Il meurt à Los Angeles le 22 février 1994 des suites d’une pneumonie.

Papa John est un chanteur agréable et plutot « cool », à l’aise dans les blues. Écoutez son album « Papa Blues » et des morceaux comme Everytime I Hear Your Name. Cet artiste est un grand du Blues, mais c’est comme violoniste qu’il s’impose avec un jeu moderne et funky : Plunk a Little Funk, Soul Fever, Filthy Funky, Milk Train, String Jet Rock avec une touche de psychédélisme que l’époque imposait. J’ai toujours un grand plaisir à réécouter ces disques qui n’ont pas vieilli et qui apportent une bouffée de fraîcheur et de joie de vivre. Merci Papa John !


Note :
(1) Lire (ou relire) l’article « Violon et Blues » paru dans le ABS Magazine n°13, mars 2007.

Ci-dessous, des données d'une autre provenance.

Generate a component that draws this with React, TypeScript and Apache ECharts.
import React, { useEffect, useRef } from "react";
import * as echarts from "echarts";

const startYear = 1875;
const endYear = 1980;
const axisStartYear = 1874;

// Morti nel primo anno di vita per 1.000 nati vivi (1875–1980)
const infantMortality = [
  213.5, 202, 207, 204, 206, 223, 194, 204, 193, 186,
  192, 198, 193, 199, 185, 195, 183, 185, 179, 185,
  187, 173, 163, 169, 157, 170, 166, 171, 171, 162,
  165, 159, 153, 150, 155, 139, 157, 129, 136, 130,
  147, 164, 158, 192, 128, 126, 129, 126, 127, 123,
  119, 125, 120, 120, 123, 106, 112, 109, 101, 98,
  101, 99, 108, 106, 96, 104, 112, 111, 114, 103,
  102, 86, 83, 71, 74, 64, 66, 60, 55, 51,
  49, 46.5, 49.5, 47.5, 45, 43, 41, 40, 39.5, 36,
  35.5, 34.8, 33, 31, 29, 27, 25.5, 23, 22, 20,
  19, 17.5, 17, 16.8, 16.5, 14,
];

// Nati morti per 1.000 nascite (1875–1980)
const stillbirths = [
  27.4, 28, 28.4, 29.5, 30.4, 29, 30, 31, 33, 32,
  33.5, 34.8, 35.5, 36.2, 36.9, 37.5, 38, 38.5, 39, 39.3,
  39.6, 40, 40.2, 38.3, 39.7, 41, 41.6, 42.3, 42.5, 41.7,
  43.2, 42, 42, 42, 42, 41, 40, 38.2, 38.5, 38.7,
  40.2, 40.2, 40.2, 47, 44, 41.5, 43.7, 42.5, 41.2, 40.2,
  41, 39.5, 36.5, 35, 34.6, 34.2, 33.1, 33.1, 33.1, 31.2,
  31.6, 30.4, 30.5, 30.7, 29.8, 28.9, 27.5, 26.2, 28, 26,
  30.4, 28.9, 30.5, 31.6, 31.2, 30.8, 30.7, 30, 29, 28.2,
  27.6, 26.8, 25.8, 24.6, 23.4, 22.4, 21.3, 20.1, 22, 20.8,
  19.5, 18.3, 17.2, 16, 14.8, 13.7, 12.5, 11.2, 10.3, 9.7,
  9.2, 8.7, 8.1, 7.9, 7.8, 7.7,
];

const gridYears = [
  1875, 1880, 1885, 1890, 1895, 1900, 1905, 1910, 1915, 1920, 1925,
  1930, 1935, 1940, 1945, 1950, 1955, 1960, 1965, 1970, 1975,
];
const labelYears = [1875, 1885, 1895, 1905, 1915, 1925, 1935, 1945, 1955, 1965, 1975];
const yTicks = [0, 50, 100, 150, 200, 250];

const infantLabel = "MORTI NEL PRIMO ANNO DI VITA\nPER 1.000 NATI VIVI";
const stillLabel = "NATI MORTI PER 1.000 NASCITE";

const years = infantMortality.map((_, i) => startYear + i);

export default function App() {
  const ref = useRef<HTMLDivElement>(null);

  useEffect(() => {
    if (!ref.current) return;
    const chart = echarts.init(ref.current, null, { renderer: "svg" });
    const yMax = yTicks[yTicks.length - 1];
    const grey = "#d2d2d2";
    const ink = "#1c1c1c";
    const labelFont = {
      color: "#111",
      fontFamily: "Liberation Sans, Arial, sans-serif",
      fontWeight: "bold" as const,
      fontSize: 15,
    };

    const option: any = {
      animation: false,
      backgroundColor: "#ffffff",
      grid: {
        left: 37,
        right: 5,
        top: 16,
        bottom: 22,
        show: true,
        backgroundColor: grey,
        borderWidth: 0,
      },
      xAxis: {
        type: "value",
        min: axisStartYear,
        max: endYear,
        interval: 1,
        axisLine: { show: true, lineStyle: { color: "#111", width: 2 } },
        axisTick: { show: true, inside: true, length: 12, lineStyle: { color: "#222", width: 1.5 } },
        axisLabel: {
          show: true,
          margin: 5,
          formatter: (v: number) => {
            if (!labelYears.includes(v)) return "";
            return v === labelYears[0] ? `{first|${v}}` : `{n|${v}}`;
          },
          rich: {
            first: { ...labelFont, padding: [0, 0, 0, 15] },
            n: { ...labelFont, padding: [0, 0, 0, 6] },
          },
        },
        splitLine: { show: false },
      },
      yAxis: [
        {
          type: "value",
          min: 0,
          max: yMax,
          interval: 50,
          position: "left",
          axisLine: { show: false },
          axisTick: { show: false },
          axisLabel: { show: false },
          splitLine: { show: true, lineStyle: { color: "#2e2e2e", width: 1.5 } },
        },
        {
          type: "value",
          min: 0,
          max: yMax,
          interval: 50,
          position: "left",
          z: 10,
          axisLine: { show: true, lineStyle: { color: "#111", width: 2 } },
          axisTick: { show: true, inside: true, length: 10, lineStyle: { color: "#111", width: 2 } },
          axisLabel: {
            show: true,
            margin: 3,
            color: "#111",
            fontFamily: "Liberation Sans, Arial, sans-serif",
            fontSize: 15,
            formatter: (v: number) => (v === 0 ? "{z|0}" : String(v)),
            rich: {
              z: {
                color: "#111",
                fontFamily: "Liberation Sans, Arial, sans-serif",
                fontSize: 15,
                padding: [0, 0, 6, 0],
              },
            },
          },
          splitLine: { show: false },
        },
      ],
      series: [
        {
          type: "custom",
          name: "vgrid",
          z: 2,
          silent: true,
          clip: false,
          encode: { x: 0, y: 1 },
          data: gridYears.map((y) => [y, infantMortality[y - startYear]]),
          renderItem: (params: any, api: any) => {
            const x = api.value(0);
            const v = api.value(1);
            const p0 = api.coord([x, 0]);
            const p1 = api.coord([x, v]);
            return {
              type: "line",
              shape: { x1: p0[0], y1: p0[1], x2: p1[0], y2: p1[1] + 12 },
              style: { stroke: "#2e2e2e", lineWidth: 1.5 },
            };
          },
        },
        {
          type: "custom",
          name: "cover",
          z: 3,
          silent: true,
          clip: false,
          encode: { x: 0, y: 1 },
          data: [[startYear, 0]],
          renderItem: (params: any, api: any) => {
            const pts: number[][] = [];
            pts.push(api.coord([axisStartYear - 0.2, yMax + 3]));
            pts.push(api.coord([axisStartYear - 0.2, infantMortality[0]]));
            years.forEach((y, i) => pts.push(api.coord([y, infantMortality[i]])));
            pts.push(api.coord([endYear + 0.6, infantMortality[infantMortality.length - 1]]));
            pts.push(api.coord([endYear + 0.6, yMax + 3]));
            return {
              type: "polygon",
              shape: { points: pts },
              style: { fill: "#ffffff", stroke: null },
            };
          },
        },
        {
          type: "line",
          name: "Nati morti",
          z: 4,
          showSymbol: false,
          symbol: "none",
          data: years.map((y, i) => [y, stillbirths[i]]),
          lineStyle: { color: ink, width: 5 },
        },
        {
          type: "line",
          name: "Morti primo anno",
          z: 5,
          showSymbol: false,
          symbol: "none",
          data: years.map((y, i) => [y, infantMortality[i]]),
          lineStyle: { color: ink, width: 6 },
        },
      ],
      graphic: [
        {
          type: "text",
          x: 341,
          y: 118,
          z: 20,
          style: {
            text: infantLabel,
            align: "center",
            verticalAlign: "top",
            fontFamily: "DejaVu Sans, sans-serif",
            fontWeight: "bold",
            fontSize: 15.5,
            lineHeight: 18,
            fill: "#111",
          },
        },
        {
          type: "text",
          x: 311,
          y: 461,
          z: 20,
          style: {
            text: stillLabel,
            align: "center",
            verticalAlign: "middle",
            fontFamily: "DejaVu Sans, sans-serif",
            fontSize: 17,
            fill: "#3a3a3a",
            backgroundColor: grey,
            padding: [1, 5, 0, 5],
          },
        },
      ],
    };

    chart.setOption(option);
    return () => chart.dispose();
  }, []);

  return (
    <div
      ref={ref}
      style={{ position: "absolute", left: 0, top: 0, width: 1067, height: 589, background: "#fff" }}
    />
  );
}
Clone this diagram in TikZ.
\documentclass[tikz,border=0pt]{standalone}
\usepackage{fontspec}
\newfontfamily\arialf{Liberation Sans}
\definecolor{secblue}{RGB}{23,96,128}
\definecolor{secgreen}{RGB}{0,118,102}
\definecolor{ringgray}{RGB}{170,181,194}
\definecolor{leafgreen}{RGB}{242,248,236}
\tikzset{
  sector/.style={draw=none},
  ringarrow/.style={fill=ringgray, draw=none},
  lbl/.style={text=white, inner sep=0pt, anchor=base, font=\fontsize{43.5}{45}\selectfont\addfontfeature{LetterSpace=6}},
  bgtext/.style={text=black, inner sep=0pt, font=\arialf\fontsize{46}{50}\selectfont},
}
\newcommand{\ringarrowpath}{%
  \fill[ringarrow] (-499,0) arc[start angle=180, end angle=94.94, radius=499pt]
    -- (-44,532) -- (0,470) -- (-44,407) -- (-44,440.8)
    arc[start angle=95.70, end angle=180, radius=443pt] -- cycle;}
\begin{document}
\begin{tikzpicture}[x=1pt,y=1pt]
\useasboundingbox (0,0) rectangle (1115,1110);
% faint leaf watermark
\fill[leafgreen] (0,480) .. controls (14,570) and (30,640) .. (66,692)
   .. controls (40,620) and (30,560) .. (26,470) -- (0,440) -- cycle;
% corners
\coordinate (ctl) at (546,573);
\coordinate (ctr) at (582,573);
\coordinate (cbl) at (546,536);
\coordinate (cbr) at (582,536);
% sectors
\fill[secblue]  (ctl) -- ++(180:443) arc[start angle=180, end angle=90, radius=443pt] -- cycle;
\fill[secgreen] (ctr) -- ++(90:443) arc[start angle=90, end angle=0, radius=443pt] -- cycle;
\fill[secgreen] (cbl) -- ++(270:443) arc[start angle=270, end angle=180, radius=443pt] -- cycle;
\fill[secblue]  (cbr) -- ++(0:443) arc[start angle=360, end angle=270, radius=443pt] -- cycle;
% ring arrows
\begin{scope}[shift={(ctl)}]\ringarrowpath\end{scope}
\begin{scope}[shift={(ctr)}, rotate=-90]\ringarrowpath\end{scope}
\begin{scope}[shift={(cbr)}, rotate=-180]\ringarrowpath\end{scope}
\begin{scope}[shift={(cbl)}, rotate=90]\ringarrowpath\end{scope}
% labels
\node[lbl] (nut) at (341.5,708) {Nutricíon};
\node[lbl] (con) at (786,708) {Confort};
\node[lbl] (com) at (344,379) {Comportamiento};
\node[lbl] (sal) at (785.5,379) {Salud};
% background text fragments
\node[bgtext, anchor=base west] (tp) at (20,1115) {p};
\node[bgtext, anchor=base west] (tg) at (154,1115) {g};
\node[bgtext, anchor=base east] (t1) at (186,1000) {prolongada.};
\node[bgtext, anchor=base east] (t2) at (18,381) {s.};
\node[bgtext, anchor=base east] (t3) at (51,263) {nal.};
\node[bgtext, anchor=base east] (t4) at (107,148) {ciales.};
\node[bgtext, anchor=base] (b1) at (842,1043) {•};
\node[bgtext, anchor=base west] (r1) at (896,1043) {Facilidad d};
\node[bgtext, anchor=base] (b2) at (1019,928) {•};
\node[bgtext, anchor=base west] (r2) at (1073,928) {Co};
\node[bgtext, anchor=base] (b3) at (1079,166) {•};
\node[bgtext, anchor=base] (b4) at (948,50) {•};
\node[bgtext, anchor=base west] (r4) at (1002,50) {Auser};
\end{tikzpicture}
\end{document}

Sélection discographique :
« Papa John Creach » – Grunt 1003 (son meilleur LP) (1971)
« Filthy » – Grunt 1009 (1972)
« Playing My Fiddle For You » – Grunt (1974)
« I’m The Fiddle Man » – Buddha (1976)
« Rock Father » – Buddah (1976)
« The Cat and the Fiddle » – DJM (1977)
« Imphasion » – DJM 18 (1978)
« Papa Blues » (avec The Bernie Pearl Blues Band) – CD Bee Bump Records (1992)
Il est à noter que les deux albums « Playing My Fiddle For You » et « Filthy » ont été réédités sur un seul CD : Acadia 8084, tout à fait recommandable.